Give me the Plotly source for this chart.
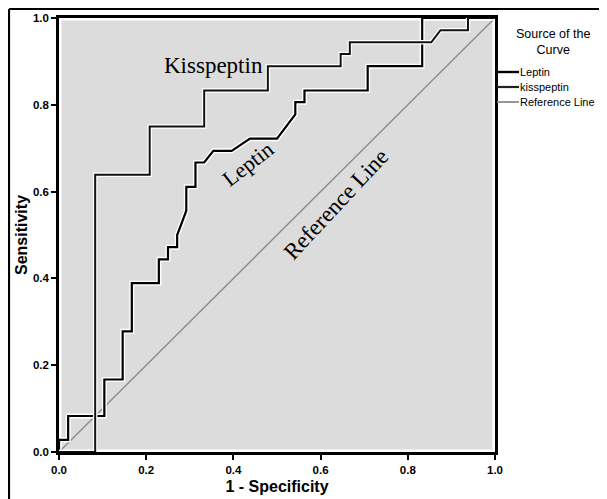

---

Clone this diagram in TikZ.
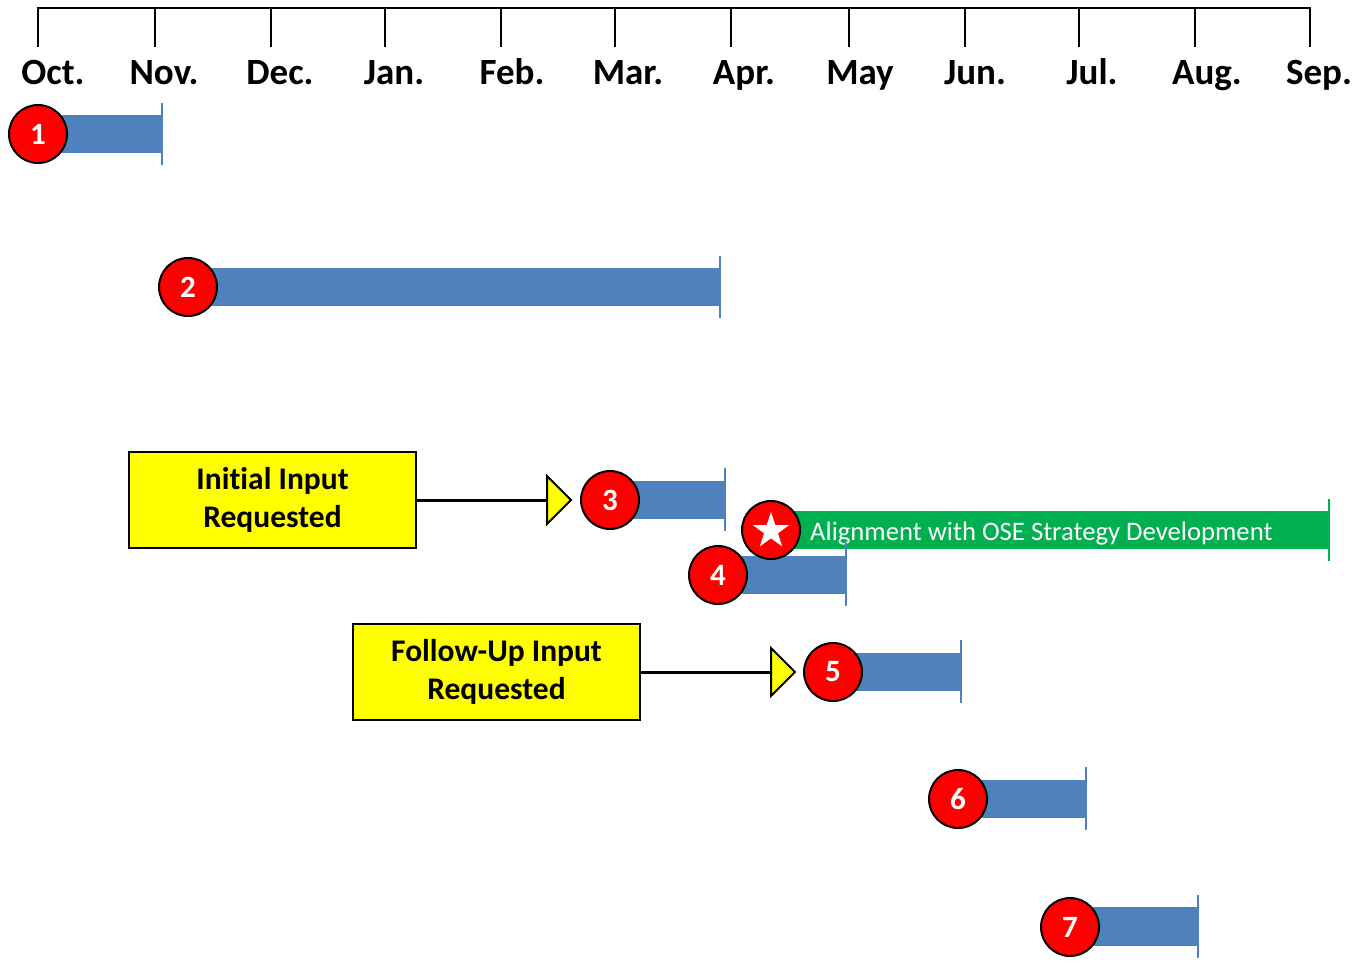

...

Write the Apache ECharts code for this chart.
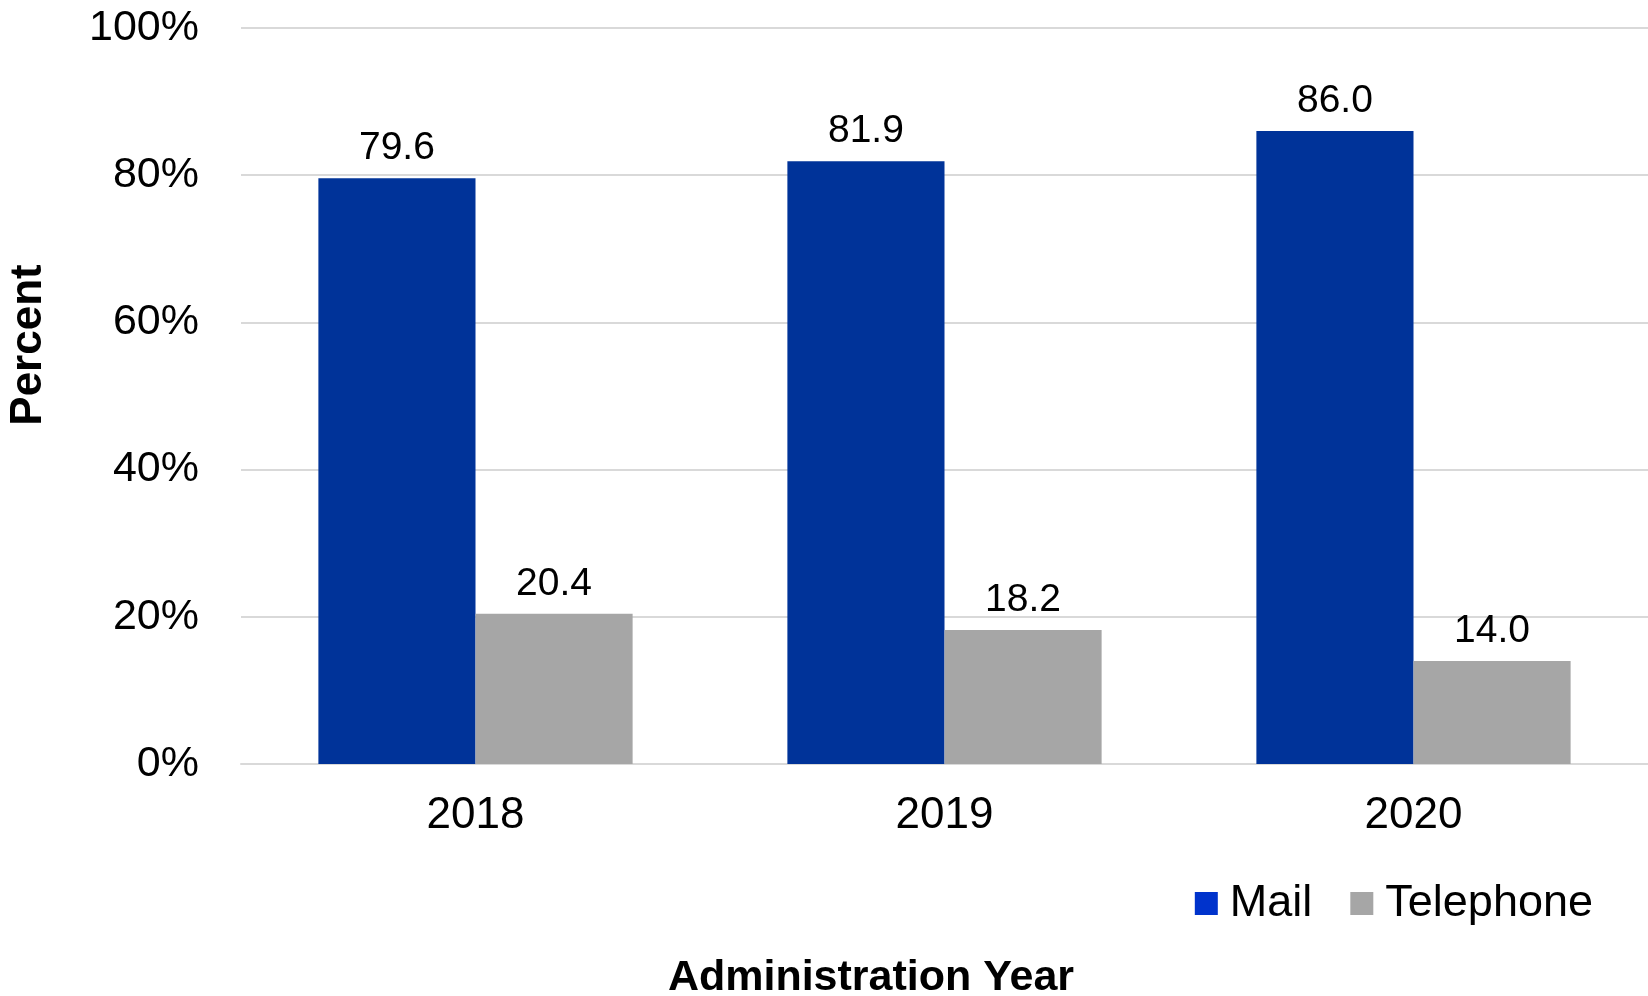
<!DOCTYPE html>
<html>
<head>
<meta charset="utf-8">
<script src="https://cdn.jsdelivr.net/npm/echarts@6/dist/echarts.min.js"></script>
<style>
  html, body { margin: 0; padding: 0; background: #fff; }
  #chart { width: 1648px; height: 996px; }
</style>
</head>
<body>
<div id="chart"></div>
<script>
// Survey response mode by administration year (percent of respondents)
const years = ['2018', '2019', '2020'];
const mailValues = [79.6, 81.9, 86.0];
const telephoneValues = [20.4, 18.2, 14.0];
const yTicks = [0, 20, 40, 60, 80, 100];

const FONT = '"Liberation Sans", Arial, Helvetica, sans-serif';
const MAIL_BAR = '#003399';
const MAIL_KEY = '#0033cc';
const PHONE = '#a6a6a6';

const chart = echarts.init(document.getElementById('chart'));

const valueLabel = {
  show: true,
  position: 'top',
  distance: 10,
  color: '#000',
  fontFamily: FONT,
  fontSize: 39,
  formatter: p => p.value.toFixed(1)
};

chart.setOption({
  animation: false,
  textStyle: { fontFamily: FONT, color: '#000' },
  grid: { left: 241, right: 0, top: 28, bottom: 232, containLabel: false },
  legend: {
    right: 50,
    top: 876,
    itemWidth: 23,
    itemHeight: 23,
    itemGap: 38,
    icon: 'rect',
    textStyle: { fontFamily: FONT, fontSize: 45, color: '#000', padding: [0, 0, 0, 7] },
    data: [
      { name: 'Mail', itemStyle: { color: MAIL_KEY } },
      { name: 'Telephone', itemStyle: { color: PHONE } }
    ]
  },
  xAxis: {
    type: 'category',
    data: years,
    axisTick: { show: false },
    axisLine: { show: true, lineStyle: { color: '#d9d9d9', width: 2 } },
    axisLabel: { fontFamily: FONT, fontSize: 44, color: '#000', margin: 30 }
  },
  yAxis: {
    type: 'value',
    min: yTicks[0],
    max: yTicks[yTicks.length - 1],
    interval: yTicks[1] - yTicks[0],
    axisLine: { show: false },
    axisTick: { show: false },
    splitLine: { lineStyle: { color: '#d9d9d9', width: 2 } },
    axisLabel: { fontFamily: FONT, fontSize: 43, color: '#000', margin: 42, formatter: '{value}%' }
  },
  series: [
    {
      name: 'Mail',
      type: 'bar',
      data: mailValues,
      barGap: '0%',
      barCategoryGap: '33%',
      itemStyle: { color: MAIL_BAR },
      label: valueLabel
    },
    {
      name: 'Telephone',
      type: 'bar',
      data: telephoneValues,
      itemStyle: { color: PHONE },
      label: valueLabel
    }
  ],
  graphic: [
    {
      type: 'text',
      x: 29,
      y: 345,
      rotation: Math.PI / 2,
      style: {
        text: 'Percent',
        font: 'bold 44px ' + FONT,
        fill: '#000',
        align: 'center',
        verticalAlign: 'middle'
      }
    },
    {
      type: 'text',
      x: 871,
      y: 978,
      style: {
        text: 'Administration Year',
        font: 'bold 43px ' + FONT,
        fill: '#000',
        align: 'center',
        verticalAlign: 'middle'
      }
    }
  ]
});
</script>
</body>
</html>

Exercise instructions => Retype only the lines above from the one with "Write the Apache ECharts code for this chart." through the one with "const PHONE = '#a6a6a6';", exactly and with both ends. Images stay out.

Correct answer =>
Write the Apache ECharts code for this chart.
<!DOCTYPE html>
<html>
<head>
<meta charset="utf-8">
<script src="https://cdn.jsdelivr.net/npm/echarts@6/dist/echarts.min.js"></script>
<style>
  html, body { margin: 0; padding: 0; background: #fff; }
  #chart { width: 1648px; height: 996px; }
</style>
</head>
<body>
<div id="chart"></div>
<script>
// Survey response mode by administration year (percent of respondents)
const years = ['2018', '2019', '2020'];
const mailValues = [79.6, 81.9, 86.0];
const telephoneValues = [20.4, 18.2, 14.0];
const yTicks = [0, 20, 40, 60, 80, 100];

const FONT = '"Liberation Sans", Arial, Helvetica, sans-serif';
const MAIL_BAR = '#003399';
const MAIL_KEY = '#0033cc';
const PHONE = '#a6a6a6';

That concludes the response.